10. Sufjan Stevens, Carrie and Lowell, Asthmatic Kitty
Boy, seems like everybody dug this record this year. It’s all over the best of lists. I guess that seems inevitable, I mean it is the first proper Sufjan record in five years (incidentally, can you believe this is only his second album since Illinois?). It’s about the death of his parents and his relationship with them. At times I found it uncomfortable to listen to, like when he just starts intoning “We’re all gonna die” in this hopeless, nearly lifeless voice like he’s a character in some Douglas Copelnd novel. But I sucked it up and I’m glad I did. This is a beautiful record that had to be made.
9. Beach House, Depression Cherry, Sub-Pop
I told y’all this record was gonna grab me by the balls, and it did. It is the best thing this cosmic duo has ever done, and Beach House has never done wrong.
8. Shawn Ames, The Sound of One Hand Clapping, Number 9 Productions
I keep telling you people that you need to listen to this record. You need to download it. I can’t call it an unheralded classic or anything like that since I’ve done plenty of heralding for it. But it is a solid two hours worth of music that spins from strange psych to whiskey soaked blues to heartfelt little ballads with ease and offers something for just about everyone.

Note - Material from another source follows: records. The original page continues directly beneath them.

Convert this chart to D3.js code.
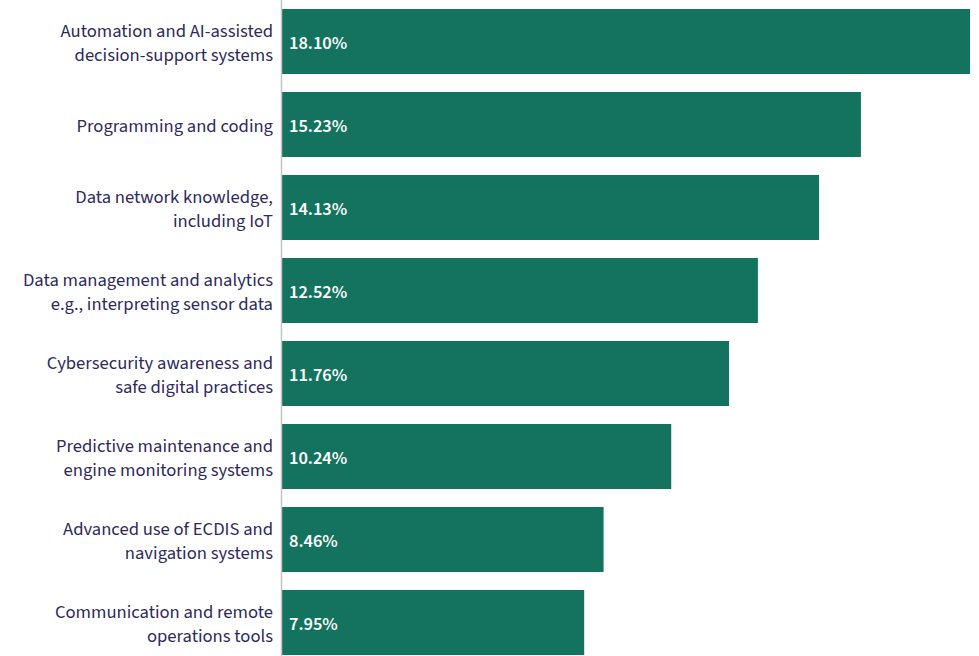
<!DOCTYPE html>
<html>
<head>
<meta charset="utf-8">
<script src="https://cdn.jsdelivr.net/npm/d3@7"></script>
<style>
  html, body { margin: 0; padding: 0; background: #fff; }
  svg { display: block; }
</style>
</head>
<body>
<svg id="chart" width="979" height="656"></svg>
<script>
// Skill categories (each entry holds its wrapped label lines)
const categories = [
  ["Automation and AI-assisted", "decision-support systems"],
  ["Programming and coding"],
  ["Data network knowledge,", "including IoT"],
  ["Data management and analytics", "e.g., interpreting sensor data"],
  ["Cybersecurity awareness and", "safe digital practices"],
  ["Predictive maintenance and", "engine monitoring systems"],
  ["Advanced use of ECDIS and", "navigation systems"],
  ["Communication and remote", "operations tools"]
];
// Share of responses, percent
const values = [18.10, 15.23, 14.13, 12.52, 11.76, 10.24, 8.46, 7.95];

const data = categories.map((lines, i) => ({ key: lines.join(" "), lines, value: values[i] }));

const width = 979, height = 656;
const left = 282, right = 970;
const svg = d3.select("#chart");

const x = d3.scaleLinear().domain([0, d3.max(values)]).range([left, right]);
const y = d3.scaleBand()
  .domain(data.map(d => d.key))
  .range([0, 664])
  .paddingInner(18 / 83)
  .paddingOuter(9 / 83);

const font = "'Source Sans Pro', 'Source Sans 3', Lato, 'Noto Sans', sans-serif";

// Bars
svg.append("g").selectAll("rect")
  .data(data)
  .join("rect")
  .attr("x", x(0))
  .attr("y", d => y(d.key))
  .attr("width", d => x(d.value) - x(0))
  .attr("height", y.bandwidth())
  .attr("fill", "#13735e");

// Vertical baseline
svg.append("line")
  .attr("x1", x(0) - 0.5).attr("x2", x(0) - 0.5)
  .attr("y1", 0).attr("y2", height)
  .attr("stroke", "#c4c4c4")
  .attr("stroke-width", 1.5);

// Category labels
const lineH = 24;
const lab = svg.append("g").selectAll("text")
  .data(data)
  .join("text")
  .attr("text-anchor", "end")
  .attr("font-family", font)
  .attr("font-size", 18.6)
  .attr("fill", "#2e2a5e");
lab.each(function (d) {
  const t = d3.select(this);
  const cy = y(d.key) + y.bandwidth() / 2 + 0.5;
  const n = d.lines.length;
  d.lines.forEach((s, i) => {
    t.append("tspan")
      .attr("x", x(0) - 9)
      .attr("y", cy + (i - (n - 1) / 2) * lineH)
      .attr("dy", "0.35em")
      .text(s);
  });
});

// Value labels inside bars
svg.append("g").selectAll("text")
  .data(data)
  .join("text")
  .attr("x", x(0) + 7)
  .attr("y", d => y(d.key) + y.bandwidth() / 2 + 1)
  .attr("dy", "0.35em")
  .attr("font-family", font)
  .attr("font-size", 18.4)
  .attr("font-weight", 600)
  .attr("fill", "#ffffff")
  .text(d => d.value.toFixed(2) + "%");
</script>
</body>
</html>
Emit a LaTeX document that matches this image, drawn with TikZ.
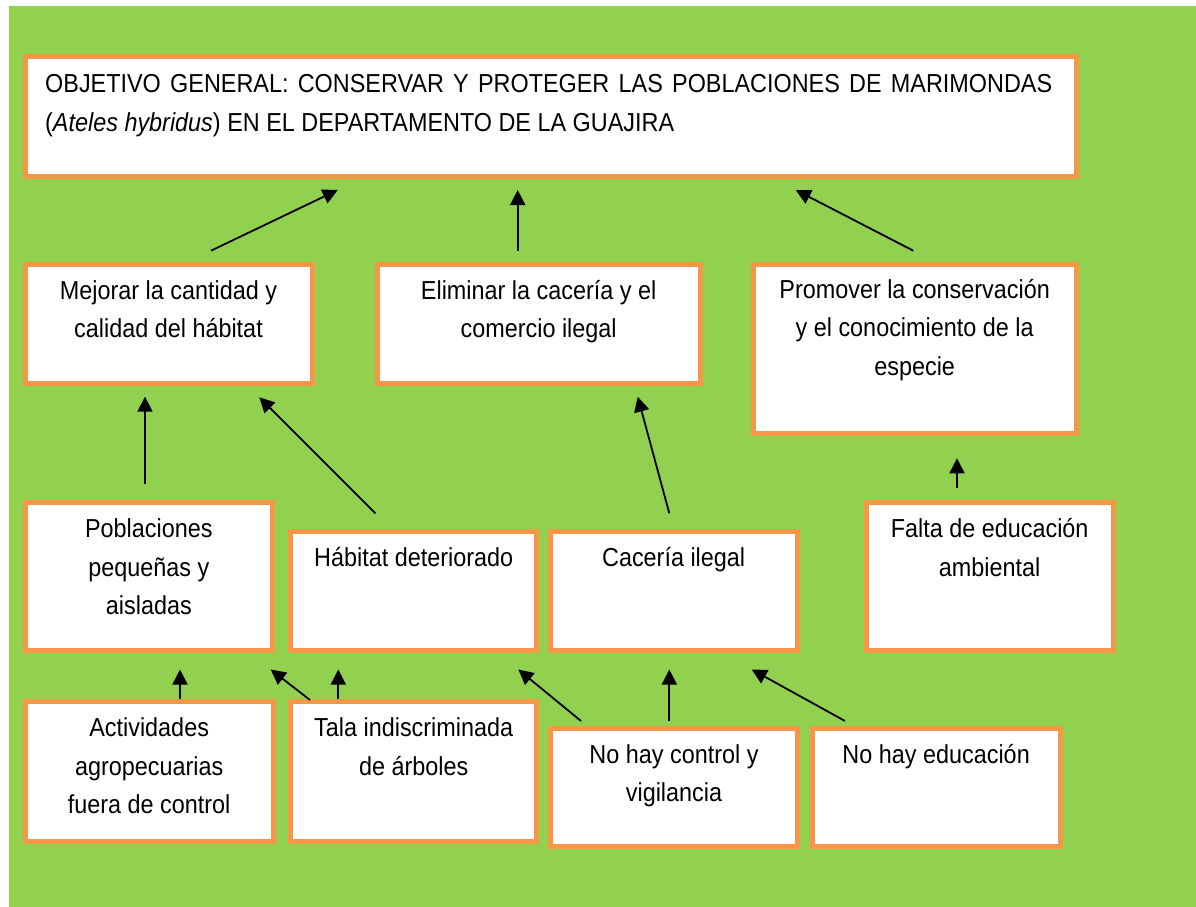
\documentclass[tikz,border=0pt]{standalone}
\usepackage{fontspec}
\setmainfont{Liberation Sans}[FakeStretch=0.9]
\usetikzlibrary{arrows.meta,calc}
\definecolor{bggreen}{RGB}{146,208,80}
\definecolor{orng}{RGB}{247,150,70}
\begin{document}
\begin{tikzpicture}[x=1pt,y=-1pt,
  box/.style={draw=orng, line width=5pt, fill=white, inner sep=0pt, anchor=north west},
  txt/.style={anchor=base, align=center, inner sep=0pt, font=\fontsize{26}{38.5}\selectfont},
  arr/.style={line width=1.8pt, -{Triangle[length=15pt,width=15pt]}}]
\useasboundingbox (0,0) rectangle (1196,907);
\fill[bggreen] (9,6) rectangle (1196,907);

% top goal
\node[box, minimum width=1051pt, minimum height=119pt] (goal) at (22.5,54.5) {};
\node[anchor=base west, align=left, inner sep=0pt, font=\fontsize{26}{39}\selectfont] (goalT) at (45,131.7)
  {\makebox[1007pt][s]{OBJETIVO GENERAL: CONSERVAR Y PROTEGER LAS POBLACIONES DE MARIMONDAS}\\(\textit{Ateles hybridus}) EN EL DEPARTAMENTO DE LA GUAJIRA};

% row 2 (base anchor = last line baseline)
\node[box, minimum width=287pt, minimum height=119pt] (mej) at (22.5,261.5) {};
\node[txt] (mejT) at ($(mej.north)+(0,76)$) {Mejorar la cantidad y\\calidad del hábitat};
\node[box, minimum width=322.7pt, minimum height=119pt] (eli) at (374.8,261.5) {};
\node[txt] (eliT) at ($(eli.north)+(0,76)$) {Eliminar la cacería y el\\comercio ilegal};
\node[box, minimum width=322.7pt, minimum height=169pt] (pro) at (750.8,261.8) {};
\node[txt] (proT) at ($(pro.north)+(0,113.5)$) {Promover la conservación\\y el conocimiento de la\\especie};

% row 3
\node[box, minimum width=247.7pt, minimum height=147.3pt] (pob) at (22.5,500.2) {};
\node[txt] (pobT) at ($(pob.north)+(0,114.5)$) {Poblaciones\\pequeñas y\\aisladas};
\node[box, minimum width=246pt, minimum height=119pt] (hab) at (288.2,528.5) {};
\node[txt] (habT) at ($(hab.north)+(0,38)$) {Hábitat deteriorado};
\node[box, minimum width=247.3pt, minimum height=119pt] (cac) at (547.5,528.5) {};
\node[txt] (cacT) at ($(cac.north)+(0,38)$) {Cacería ilegal};
\node[box, minimum width=247.3pt, minimum height=147.3pt] (fal) at (863.5,500.2) {};
\node[txt] (falT) at ($(fal.north)+(0,76)$) {Falta de educación\\ambiental};

% row 4
\node[box, minimum width=248.3pt, minimum height=140pt] (act) at (22.5,699.2) {};
\node[txt] (actT) at ($(act.north)+(0,114.5)$) {Actividades\\agropecuarias\\fuera de control};
\node[box, minimum width=246pt, minimum height=140pt] (tal) at (288.2,699.2) {};
\node[txt] (talT) at ($(tal.north)+(0,76)$) {Tala indiscriminada\\de árboles};
\node[box, minimum width=246.6pt, minimum height=118.4pt] (con) at (548.2,725.8) {};
\node[txt] (conT) at ($(con.north)+(0,76)$) {No hay control y\\vigilancia};
\node[box, minimum width=247.7pt, minimum height=118.4pt] (edu) at (809.8,725.8) {};
\node[txt] (eduT) at ($(edu.north)+(0,37.5)$) {No hay educación};

% arrow end points
\coordinate (a1s) at (211,250.7);   \coordinate (a1e) at (337.7,190);
\coordinate (a2s) at (517.7,251);   \coordinate (a2e) at (517.7,190);
\coordinate (a3s) at (913.3,250.7); \coordinate (a3e) at (795.7,190);
\coordinate (a4s) at (145,484.3);   \coordinate (a4e) at (145,396.7);
\coordinate (a5s) at (375.5,513.3); \coordinate (a5e) at (259.3,397.3);
\coordinate (a6s) at (669.3,513.3); \coordinate (a6e) at (637.7,396.7);
\coordinate (a7s) at (957,487.7);   \coordinate (a7e) at (957,458.3);
\coordinate (a8s) at (180,699.3);   \coordinate (a8e) at (180,669.5);
\coordinate (a9s) at (310,700);     \coordinate (a9e) at (270.7,669.5);
\coordinate (a10s) at (338.3,699.3);\coordinate (a10e) at (338.3,669.5);
\coordinate (a11s) at (581,721);    \coordinate (a11e) at (518.3,669.5);
\coordinate (a12s) at (669.3,721);  \coordinate (a12e) at (669.3,669.5);
\coordinate (a13s) at (845,721);    \coordinate (a13e) at (751.7,669.5);

\foreach \i in {1,...,13} \draw[arr] (a\i s) -- (a\i e);
\end{tikzpicture}
\end{document}
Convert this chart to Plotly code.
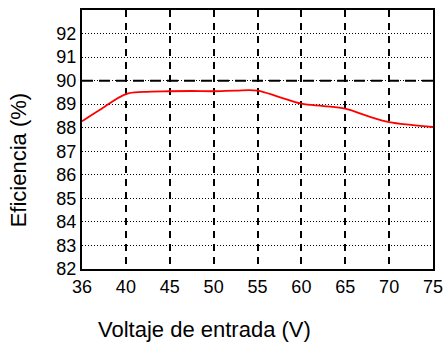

7 .Kylesa, Exhausting Fire, Seasons of Mist
The mind splitting crush of all the greatness that has been Kylesa over the years encapsulated in this one record.
6. Courtney Barnett, Sometimes I Sit and Think and Sometimes I Just Sit, Mom and Pop Records
Yeah, I know, like the Sufjan record, this little number is all over the best of lists this year. But with good reason. Barnett’s weird world is a refreshing at a glance, and her frazzled Pavement like delivery is deliriously fun. Can’t wait to hear more from her.
5. Melody Gardot, Currency of Man, Verve Records
The coolest chic on the planet returns with another top-notch record to add to a flawless cannon of work.
4. James McMurtry, Complicated Game, Complicated Game Records
I know Isbell gobbled up all of the credit for making an Americana masterpiece this year, but for my money McMurtry’s storytelling, which is deeper and aged longer than Isbell’s, takes the cake.
3. Alabama Shakes, Sound and Color, ATO Records
A damn near perfect record. Ms Howard, you had from the first note of that damn xylophone.
2. Hop Along, Painted Shut, Saddle Creek Records
Every time I hear this record I get the feeling it’s going to break apart at the seams, like an Eric Dolphy record or something. And that’s why I like it. It’s chaotic and unpredictable, savagely immature, yet retains a Allo Darlin type innocence that is irresistible. You have no idea how close this record came to being my album of the year.
1 .Public Image Limited, What the World Needs Now, PiL Official Ltd
Snotty, sassy, rude, obnoxious, and somehow genius – the return of the old bastard Lydon with his band aid band tickled my fancy to no end. This is an album that opens with the lines “Oh what you fucking nagging again?” then somehow moves on to include a song as impossibly movng as “Big Blue Sky”… Mr Lydon has just left me speechless and thankful.